# TASK
Quote the data exactly, first line to the line containing "(10,86) rectangle (62,958);", with no pictures.

▼▼▼

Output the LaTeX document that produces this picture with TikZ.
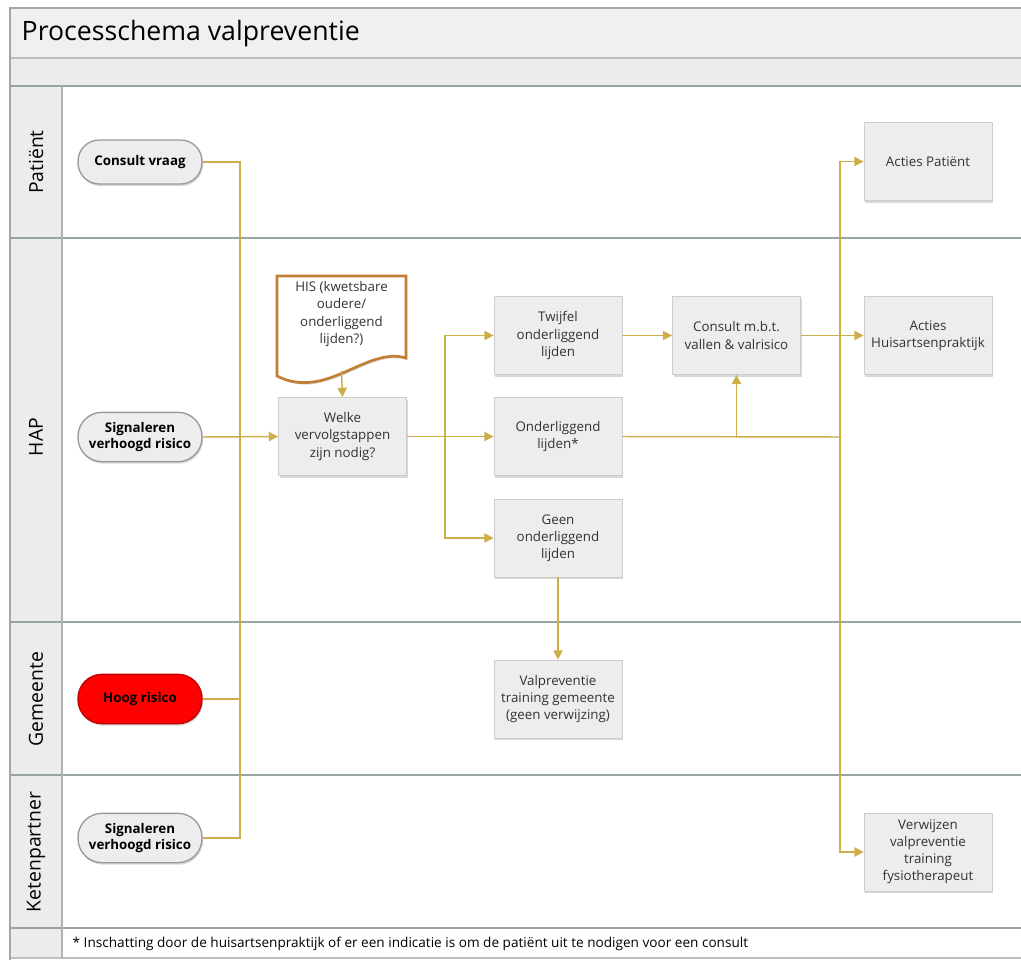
\documentclass[tikz,border=0pt]{standalone}
\usepackage{fontspec}
\setmainfont{Open Sans}
\usetikzlibrary{arrows.meta,shadows,calc}
\definecolor{flowc}{HTML}{CDAE48}
\definecolor{lanebg}{HTML}{ECECEC}
\definecolor{titlebg}{HTML}{F0F0F0}
\definecolor{sepc}{HTML}{97A4A4}
\definecolor{boxfill}{HTML}{EDEDED}
\definecolor{boxline}{HTML}{CDCDCD}
\definecolor{docline}{HTML}{C27E35}
\definecolor{boxtext}{HTML}{333333}
\begin{document}
\begin{tikzpicture}[x=0.75pt,y=-0.75pt,
  font=\fontsize{10}{12.8}\selectfont,
  softshadow/.style={drop shadow={shadow xshift=0.8pt, shadow yshift=-1.5pt, opacity=0.3}},
  stepbox/.style={draw=boxline, line width=0.6pt, fill=boxfill, minimum width=96pt,
    minimum height=58.5pt, align=center, text=boxtext, softshadow},
  pill/.style={draw=black!40, line width=1pt, fill=boxfill, minimum width=93pt,
    minimum height=37pt, rounded corners=18pt, align=center,
    font=\fontsize{10}{12}\selectfont\bfseries, softshadow},
  link/.style={draw=flowc, line width=1.1pt},
  flow/.style={link, -{Triangle[length=7pt,width=7pt]}},
  lanelabel/.style={rotate=90, font=\fontsize{14.5}{17}\selectfont},
  sepline/.style={draw=sepc, line width=2.2pt},
  thinline/.style={draw=black!25, line width=1pt},
]
\useasboundingbox (0,0) rectangle (1021,960);
\fill[white] (0,0) rectangle (1021,960);

% title band, header band and lane label column
\fill[titlebg] (10,8) rectangle (1021,58);
\fill[lanebg] (10,58) rectangle (1021,86);
\fill[lanebg] (10,86) rectangle (62,958);

\draw[thinline] (10,58) -- (1021,58);
\draw[sepline] (10,86) -- (1021,86);
\draw[sepline] (10,238) -- (1021,238);
\draw[sepline] (10,622) -- (1021,622);
\draw[sepline] (10,775) -- (1021,775);
\draw[sepline] (10,928) -- (1021,928);
\draw[thinline] (10,958) -- (1021,958);
\draw[draw=black!30, line width=1pt] (62,86) -- (62,958);
\draw[draw=black!35, line width=1.6pt] (10,960) -- (10,8) -- (1021,8);

\node[anchor=west, font=\fontsize{20}{24}\selectfont] (title) at (17,34) {Processchema valpreventie};

% lane labels
\node[lanelabel] (lanePat) at (36,162) {Patiënt};
\node[lanelabel] (laneHAP) at (36,437) {HAP};
\node[lanelabel] (laneGem) at (36,699) {Gemeente};
\node[lanelabel] (laneKet) at (36,852) {Ketenpartner};

\node[anchor=west, font=\fontsize{10.2}{12}\selectfont] (note) at (68,944)
  {* Inschatting door de huisartsenpraktijk of er een indicatie is om de patiënt uit te nodigen voor een consult};

% start events
\node[pill, minimum height=33pt, rounded corners=16pt] (cv) at (140,162) {Consult vraag};
\node[pill] (sigH) at (140,437) {Signaleren\\verhoogd risico};
\node[pill, fill=red, draw=red!75!black] (hoog) at (140,699) {Hoog risico};
\node[pill] (sigK) at (140,838) {Signaleren\\verhoogd risico};

% document from the HIS: outline with a wavy lower edge, then its text
\coordinate (hisc) at (341.5,314);
\path[draw=docline, line width=2pt, fill=white, softshadow]
  ($(hisc)+(-64.5,-38)$) -- ($(hisc)+(64.5,-38)$) -- ($(hisc)+(64.5,44)$)
  .. controls ($(hisc)+(25,32)$) and ($(hisc)+(-15,87)$) ..
  ($(hisc)+(-64.5,62)$) -- cycle;
\node[align=center, text=boxtext] (his) at (hisc) {HIS (kwetsbare\\oudere/\\onderliggend\\lijden?)};
\coordinate (hisout) at ($(hisc)+(0,57)$);

% process steps
\node[stepbox] (welke) at (342.5,436.5) {Welke\\vervolgstappen\\zijn nodig?};
\node[stepbox] (twijfel) at (558,335.5) {Twijfel\\onderliggend\\lijden};
\node[stepbox] (onder) at (558,436.5) {Onderliggend\\lijden*};
\node[stepbox] (geen) at (558,538) {Geen\\onderliggend\\lijden};
\node[stepbox] (consult) at (736.5,335.5) {Consult m.b.t.\\vallen \& valrisico};
\node[stepbox] (actP) at (928,161.5) {Acties Patiënt};
\node[stepbox] (actH) at (928,335.5) {Acties\\Huisartsenpraktijk};
\node[stepbox] (valp) at (558,699) {Valpreventie\\training gemeente\\(geen verwijzing)};
\node[stepbox] (verw) at (928,852) {Verwijzen\\valpreventie\\training\\fysiotherapeut};

% junctions
\coordinate (mergeL) at (240,437);
\coordinate (split) at (445,437);
\coordinate (busR) at (840,437);

% connectors
\draw[link] (cv.east) -| (mergeL);
\draw[link] (hoog.east) -| (mergeL);
\draw[link] (sigK.east) -| (mergeL);
\draw[flow] (sigH.east) -- (welke.west);
\draw[flow] (hisout) -- (welke.north);
\draw[flow] (welke.east) -- (onder.west);
\draw[flow] (split) |- (twijfel.west);
\draw[flow] (split) |- (geen.west);
\draw[flow] (twijfel.east) -- (consult.west);
\draw[link] (onder.east) -- (busR);
\draw[flow] (consult.south |- onder.east) -- (consult.south);
\draw[flow] (consult.east) -- (actH.west);
\draw[flow] (busR) |- (actP.west);
\draw[flow] (busR) |- (verw.west);
\draw[flow] (geen.south) -- (valp.north);
\end{tikzpicture}
\end{document}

▲▲▲

# RESPONSE TO THE TASK
Output the LaTeX document that produces this picture with TikZ.
\documentclass[tikz,border=0pt]{standalone}
\usepackage{fontspec}
\setmainfont{Open Sans}
\usetikzlibrary{arrows.meta,shadows,calc}
\definecolor{flowc}{HTML}{CDAE48}
\definecolor{lanebg}{HTML}{ECECEC}
\definecolor{titlebg}{HTML}{F0F0F0}
\definecolor{sepc}{HTML}{97A4A4}
\definecolor{boxfill}{HTML}{EDEDED}
\definecolor{boxline}{HTML}{CDCDCD}
\definecolor{docline}{HTML}{C27E35}
\definecolor{boxtext}{HTML}{333333}
\begin{document}
\begin{tikzpicture}[x=0.75pt,y=-0.75pt,
  font=\fontsize{10}{12.8}\selectfont,
  softshadow/.style={drop shadow={shadow xshift=0.8pt, shadow yshift=-1.5pt, opacity=0.3}},
  stepbox/.style={draw=boxline, line width=0.6pt, fill=boxfill, minimum width=96pt,
    minimum height=58.5pt, align=center, text=boxtext, softshadow},
  pill/.style={draw=black!40, line width=1pt, fill=boxfill, minimum width=93pt,
    minimum height=37pt, rounded corners=18pt, align=center,
    font=\fontsize{10}{12}\selectfont\bfseries, softshadow},
  link/.style={draw=flowc, line width=1.1pt},
  flow/.style={link, -{Triangle[length=7pt,width=7pt]}},
  lanelabel/.style={rotate=90, font=\fontsize{14.5}{17}\selectfont},
  sepline/.style={draw=sepc, line width=2.2pt},
  thinline/.style={draw=black!25, line width=1pt},
]
\useasboundingbox (0,0) rectangle (1021,960);
\fill[white] (0,0) rectangle (1021,960);

% title band, header band and lane label column
\fill[titlebg] (10,8) rectangle (1021,58);
\fill[lanebg] (10,58) rectangle (1021,86);
\fill[lanebg] (10,86) rectangle (62,958);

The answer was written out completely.